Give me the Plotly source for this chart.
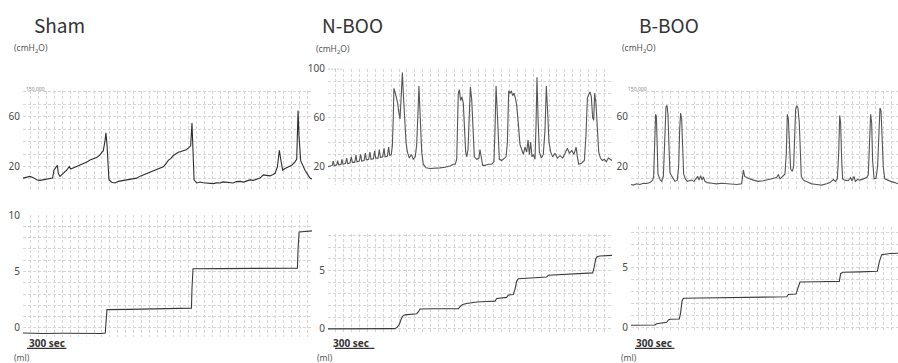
import plotly.graph_objects as go

# ---------------- data (time in seconds) ----------------
panel_titles = ["Sham", "N-BOO", "B-BOO"]
duration_s = [2196, 2158, 2029]

# Sham - intravesical pressure (cmH2O)
sham_p_t = [0, 28, 53, 78, 104, 129, 167, 205, 225, 235, 251, 261, 268, 281, 306, 332, 352, 362, 385, 408, 430, 458,
            485, 509, 535, 560, 585, 610, 623, 630, 638, 646, 653, 674, 699, 724, 762, 790, 813, 840, 864, 890, 914,
            940, 965, 990, 1016, 1040, 1066, 1085, 1104, 1125, 1142, 1160, 1180, 1200, 1218, 1240, 1256, 1274, 1284,
            1292, 1300, 1320, 1345, 1370, 1396, 1420, 1446, 1470, 1497, 1520, 1548, 1570, 1598, 1620, 1649, 1675,
            1700, 1725, 1750, 1775, 1801, 1826, 1850, 1877, 1900, 1915, 1933, 1948, 1958, 1973, 1991, 2016, 2042,
            2067, 2080, 2090, 2097, 2110, 2128, 2143, 2166, 2181, 2196]
sham_p_v = [10.6, 11.5, 12, 11, 9.3, 8.8, 9.3, 9.8, 10.6, 17, 19.7, 21, 14.5, 12, 14.5, 17, 20, 18, 19, 20, 21, 22.6,
            23.5, 25.2, 26, 27.2, 29.3, 32.7, 40.5, 47, 38, 25, 9.3, 7.3, 6.7, 8, 8.8, 9, 9.3, 10.2, 10.6, 12.2, 13.2,
            14.6, 15.8, 16.6, 17.9, 18.5, 19.7, 22, 24.9, 26.5, 28.8, 30, 31.4, 32, 32.7, 33.5, 34.8, 36.6, 55, 36,
            9.3, 6.7, 7.5, 6.9, 6.7, 6.4, 6.2, 6.8, 6.7, 7.6, 7.3, 6.9, 6.7, 7.8, 8, 7.4, 8.5, 9.2, 8.8, 9.6, 10.6,
            13.2, 12.8, 12.4, 13.6, 14.5, 19.7, 33, 26, 17, 18.4, 19.7, 21, 23.6, 26, 65, 45, 24.7, 20, 17, 13,
            10.6, 10]

# Sham - voided volume (ml)
sham_v_t = [0, 150, 300, 450, 600, 625, 631, 638, 800, 1000, 1200, 1280, 1284, 1292, 1500, 1800, 2085, 2090, 2098,
            2196]
sham_v_v = [-0.45, -0.5, -0.48, -0.5, -0.5, -0.45, 1.0, 1.62, 1.64, 1.68, 1.72, 1.75, 3.5, 5.25, 5.26, 5.28, 5.3,
            7.0, 8.5, 8.6]

# N-BOO - pressure
nboo_p_t = [0, 15, 33, 40, 48, 66, 73, 81, 99, 106, 114, 132, 142, 149, 167, 177, 185, 203, 213, 220, 238, 248, 256,
            274, 284, 291, 309, 319, 327, 345, 355, 362, 380, 390, 398, 415, 426, 433, 451, 461, 469, 481, 489, 496,
            501, 512, 522, 529, 539, 547, 555, 565, 572, 582, 593, 603, 618, 633, 648, 663, 674, 684, 691, 701, 712,
            724, 745, 775, 813, 851, 889, 927, 952, 967, 978, 990, 998, 1008, 1018, 1028, 1038, 1046, 1054, 1064,
            1071, 1082, 1092, 1102, 1112, 1130, 1147, 1155, 1163, 1175, 1193, 1218, 1244, 1261, 1269, 1277, 1284,
            1294, 1302, 1320, 1337, 1353, 1363, 1373, 1383, 1393, 1403, 1413, 1424, 1434, 1446, 1459, 1472, 1484,
            1497, 1510, 1520, 1530, 1540, 1550, 1560, 1573, 1581, 1588, 1596, 1606, 1621, 1636, 1649, 1659, 1669,
            1679, 1692, 1707, 1725, 1743, 1763, 1783, 1801, 1819, 1834, 1852, 1869, 1885, 1895, 1905, 1928, 1948,
            1960, 1971, 1981, 1991, 2001, 2011, 2019, 2026, 2036, 2047, 2057, 2070, 2085, 2100, 2115, 2130, 2158]
nboo_p_v = [20, 20.5, 21, 24.5, 20.8, 21.5, 25, 21.5, 22, 26, 22, 22.5, 27, 22.5, 23, 28, 23.5, 23.5, 29.5, 24, 24.5,
            30, 24.5, 25, 31, 25.5, 26, 32, 26, 26.5, 33, 27, 27, 34, 27.5, 28, 35, 28, 28.5, 36, 29, 30, 37, 60, 84,
            80, 76, 72, 64, 59, 75, 97, 80, 60, 40, 32, 27, 30, 26, 28, 38, 65, 86, 60, 32, 22, 19, 18.5, 18.5, 19,
            19.5, 20.5, 22, 22, 26, 80, 83, 74, 77, 72, 50, 32, 28, 34, 55, 85, 75, 45, 28, 26, 27, 34, 28, 21, 21,
            22, 22, 24, 50, 86, 70, 35, 26, 25, 27, 28, 40, 82, 80, 82, 78, 80, 76, 70, 55, 38, 34, 30, 36, 32, 42,
            30, 40, 28, 30, 26, 55, 93, 60, 32, 27, 30, 50, 86, 65, 40, 32, 28, 31, 27, 29, 27, 31, 35, 31, 33, 30,
            36, 28, 22, 23, 25, 45, 76, 79, 81, 77, 60, 58, 80, 72, 50, 32, 27, 25, 26, 24, 27, 25]

# N-BOO - volume
nboo_v_t = [0, 294, 509, 527, 542, 555, 567, 585, 623, 674, 686, 699, 800, 902, 990, 1003, 1023, 1054, 1130, 1206,
            1269, 1282, 1307, 1358, 1370, 1408, 1421, 1434, 1446, 1510, 1611, 1662, 1674, 1763, 1864, 1966, 2011,
            2021, 2034, 2047, 2067, 2158]
nboo_v_v = [0, 0, 0.02, 0.15, 0.4, 0.8, 1.1, 1.2, 1.25, 1.3, 1.45, 1.7, 1.72, 1.72, 1.72, 1.9, 2.1, 2.18, 2.3, 2.35,
            2.38, 2.6, 2.65, 2.7, 2.9, 2.95, 3.4, 4.1, 4.3, 4.35, 4.4, 4.45, 4.6, 4.65, 4.7, 4.75, 4.8, 5.2, 6.0,
            6.2, 6.25, 6.3]

# B-BOO - pressure
bboo_p_t = [0, 18, 43, 68, 94, 119, 144, 165, 172, 180, 187, 193, 198, 205, 220, 233, 246, 258, 266, 274, 281, 289,
            296, 306, 317, 334, 352, 362, 370, 377, 385, 393, 400, 413, 428, 443, 461, 479, 494, 507, 517, 529, 540,
            550, 562, 580, 613, 651, 689, 727, 765, 803, 841, 854, 864, 879, 904, 930, 968, 1006, 1044, 1082, 1107,
            1120, 1132, 1153, 1170, 1180, 1188, 1196, 1203, 1213, 1226, 1236, 1244, 1251, 1259, 1269, 1279, 1287,
            1294, 1310, 1335, 1373, 1411, 1449, 1487, 1512, 1538, 1553, 1568, 1578, 1586, 1593, 1601, 1608, 1626,
            1651, 1669, 1679, 1694, 1705, 1720, 1740, 1765, 1791, 1803, 1813, 1821, 1829, 1836, 1847, 1862, 1874,
            1884, 1892, 1900, 1907, 1917, 1928, 1948, 1973, 2004, 2029]
bboo_p_v = [5.5, 5, 6, 5.5, 6.5, 6.3, 7, 9, 12, 40, 62, 60, 30, 14, 9.5, 8, 12, 40, 68, 69, 62, 35, 15, 13, 11, 8, 9,
            20, 50, 63, 58, 35, 14, 10, 8, 8.5, 9, 8, 10, 12, 9, 12.5, 9, 11.5, 8, 7, 6.5, 6, 6.5, 6, 6, 5.5, 6, 17,
            12, 11, 10, 9, 8, 8.5, 9.5, 10, 11, 13.5, 10, 12, 14, 30, 62, 58, 35, 18, 16, 20, 45, 66, 69, 67, 55, 30,
            12, 9, 8, 6, 5.5, 5, 6, 7, 9.5, 8, 10, 30, 61, 55, 25, 10, 9, 8.5, 11, 8.5, 12, 8, 9.5, 9, 10, 11, 13,
            35, 62, 55, 25, 10, 10.5, 20, 55, 67, 65, 50, 20, 10, 9, 8, 7, 6]

# B-BOO - volume
bboo_v_t = [0, 94, 182, 195, 233, 271, 284, 296, 367, 377, 388, 398, 524, 778, 1031, 1183, 1196, 1254, 1269, 1284,
            1411, 1583, 1593, 1608, 1740, 1872, 1887, 1905, 1968, 2029]
bboo_v_v = [0.15, 0.15, 0.17, 0.28, 0.35, 0.4, 0.6, 0.66, 0.68, 1.2, 2.2, 2.43, 2.45, 2.5, 2.52, 2.55, 2.75, 2.78,
            3.3, 3.8, 3.82, 3.85, 4.5, 4.62, 4.65, 4.7, 5.5, 6.1, 6.2, 6.22]

pressure_ticks_sham = [0, 10, 20, 30, 40, 50, 60, 70, 80]
pressure_labels_sham = ["", "", "20", "", "", "", "60", "", ""]
pressure_ticks_nboo = [10, 20, 30, 40, 50, 60, 70, 80, 90, 100]
pressure_labels_nboo = ["", "20", "", "", "", "60", "", "", "", "100"]
volume_ticks_sham = [0, 1, 2, 3, 4, 5, 6, 7, 8, 9, 10]
volume_labels_sham = ["0", "", "", "", "", "5", "", "", "", "", "10"]
volume_ticks_boo = [0, 1, 2, 3, 4, 5, 6, 7, 8]
volume_labels_boo = ["0", "", "", "", "", "5", "", "", ""]
scale_bar_s = 300

# ---------------- layout helpers ----------------
W, H = 898, 363
FONT = "Noto Sans CJK JP"
NUMFONT = "Noto Sans"
GRID = dict(showgrid=True, gridcolor="#d6d6d6", griddash="3px,2px", gridwidth=1,
            zeroline=False, showline=False, ticks="")


def px_x(a, b):
    return [a / W, b / W]


def px_y(top, bottom):
    return [1 - bottom / H, 1 - top / H]


fig = go.Figure()

traces = [
    (sham_p_t, sham_p_v, "x", "y", "#2e2e2e"),
    (sham_v_t, sham_v_v, "x2", "y2", "#3a3a3a"),
    (nboo_p_t, nboo_p_v, "x3", "y3", "#555555"),
    (nboo_v_t, nboo_v_v, "x4", "y4", "#3a3a3a"),
    (bboo_p_t, bboo_p_v, "x5", "y5", "#555555"),
    (bboo_v_t, bboo_v_v, "x6", "y6", "#3a3a3a"),
]
for t, v, xa, ya, c in traces:
    fig.add_trace(go.Scatter(x=t, y=v, xaxis=xa, yaxis=ya, mode="lines",
                             line=dict(color=c, width=1.1), showlegend=False, hoverinfo="skip"))

xdoms = [px_x(23, 312), px_x(23, 312), px_x(328, 612), px_x(328, 612), px_x(631, 898), px_x(631, 898)]
ydoms = [px_y(85, 188.5), px_y(213, 338), px_y(62.5, 182), px_y(232, 335), px_y(85, 188.5), px_y(225, 333)]
xranges = [duration_s[0], duration_s[0], duration_s[1], duration_s[1], duration_s[2], duration_s[2]]
yranges = [[0, 81], [-0.78, 10], [5, 100], [-0.42, 8.17], [0, 81], [-0.4, 8.45]]
yticks = [(pressure_ticks_sham, pressure_labels_sham), (volume_ticks_sham, volume_labels_sham),
          (pressure_ticks_nboo, pressure_labels_nboo), (volume_ticks_boo, volume_labels_boo),
          (pressure_ticks_sham, pressure_labels_sham), (volume_ticks_boo, volume_labels_boo)]

lay = {}
for i in range(6):
    k = "" if i == 0 else str(i + 1)
    lay["xaxis" + k] = dict(domain=xdoms[i], range=[0, xranges[i]], tick0=0, dtick=60,
                            showticklabels=False, anchor="y" + k, **GRID)
    lay["yaxis" + k] = dict(domain=ydoms[i], range=yranges[i], tickvals=yticks[i][0],
                            ticktext=yticks[i][1], anchor="x" + k, ticklabelstandoff=2,
                            tickfont=dict(size=10, color="#4a4a4a", family=NUMFONT), **GRID)

fig.update_layout(width=W, height=H, margin=dict(l=0, r=0, t=0, b=0),
                  paper_bgcolor="white", plot_bgcolor="white", **lay)

ann = []
title_x = [32, 320, 637]
for name, x in zip(panel_titles, title_x):
    ann.append(dict(text=name, x=x / W, y=1 - 17 / H, xref="paper", yref="paper", xanchor="left",
                    yanchor="middle", showarrow=False, font=dict(size=19, color="#333333", family=FONT)))
for x, y in [(12, 42), (314, 43), (620, 42)]:
    ann.append(dict(text="(cmH<sub>2</sub>O)", x=x / W, y=1 - y / H, xref="paper", yref="paper",
                    xanchor="left", yanchor="middle", showarrow=False,
                    font=dict(size=8.5, color="#555555", family=NUMFONT)))
for x in [12, 315, 619]:
    ann.append(dict(text="(ml)", x=x / W, y=1 - 359 / H, xref="paper", yref="paper", xanchor="left",
                    yanchor="middle", showarrow=False, font=dict(size=8.5, color="#555555", family=NUMFONT)))
for x in [47, 351, 654]:
    ann.append(dict(text="<b>300 sec</b>", x=x / W, y=1 - 344 / H, xref="paper", yref="paper",
                    xanchor="center", yanchor="middle", showarrow=False,
                    font=dict(size=10, color="#333333", family=NUMFONT)))
for x in [35, 637]:
    ann.append(dict(text="150.000", x=x / W, y=1 - 83 / H, xref="paper", yref="paper", xanchor="center",
                    yanchor="middle", showarrow=False, font=dict(size=5, color="#888888", family=NUMFONT)))
fig.update_layout(annotations=ann)

shapes = []
for xr, x0 in [("x2", 30), ("x4", 53), ("x6", 30)]:
    shapes.append(dict(type="line", xref=xr, yref="paper", x0=x0, x1=x0 + scale_bar_s,
                       y0=1 - 350 / H, y1=1 - 350 / H, line=dict(color="#333333", width=1.2)))
shapes.append(dict(type="line", xref="paper", yref="y3", x0=328 / W, x1=343 / W, y0=100, y1=100,
                   line=dict(color="#777777", width=1, dash="2px,1px")))
fig.update_layout(shapes=shapes)

fig.write_html("out.html", config={"displayModeBar": False},
               post_script="document.body.style.margin='0';document.body.style.overflow='hidden';")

## STATED TASK
Repeat the lines exactly as they stand, from the opening line of the data through the line with "duration_s = [2196, 2158, 2029]". Pictures stay out of the copy.

## EXERCISE RESULT
Give me the Plotly source for this chart.
import plotly.graph_objects as go

# ---------------- data (time in seconds) ----------------
panel_titles = ["Sham", "N-BOO", "B-BOO"]
duration_s = [2196, 2158, 2029]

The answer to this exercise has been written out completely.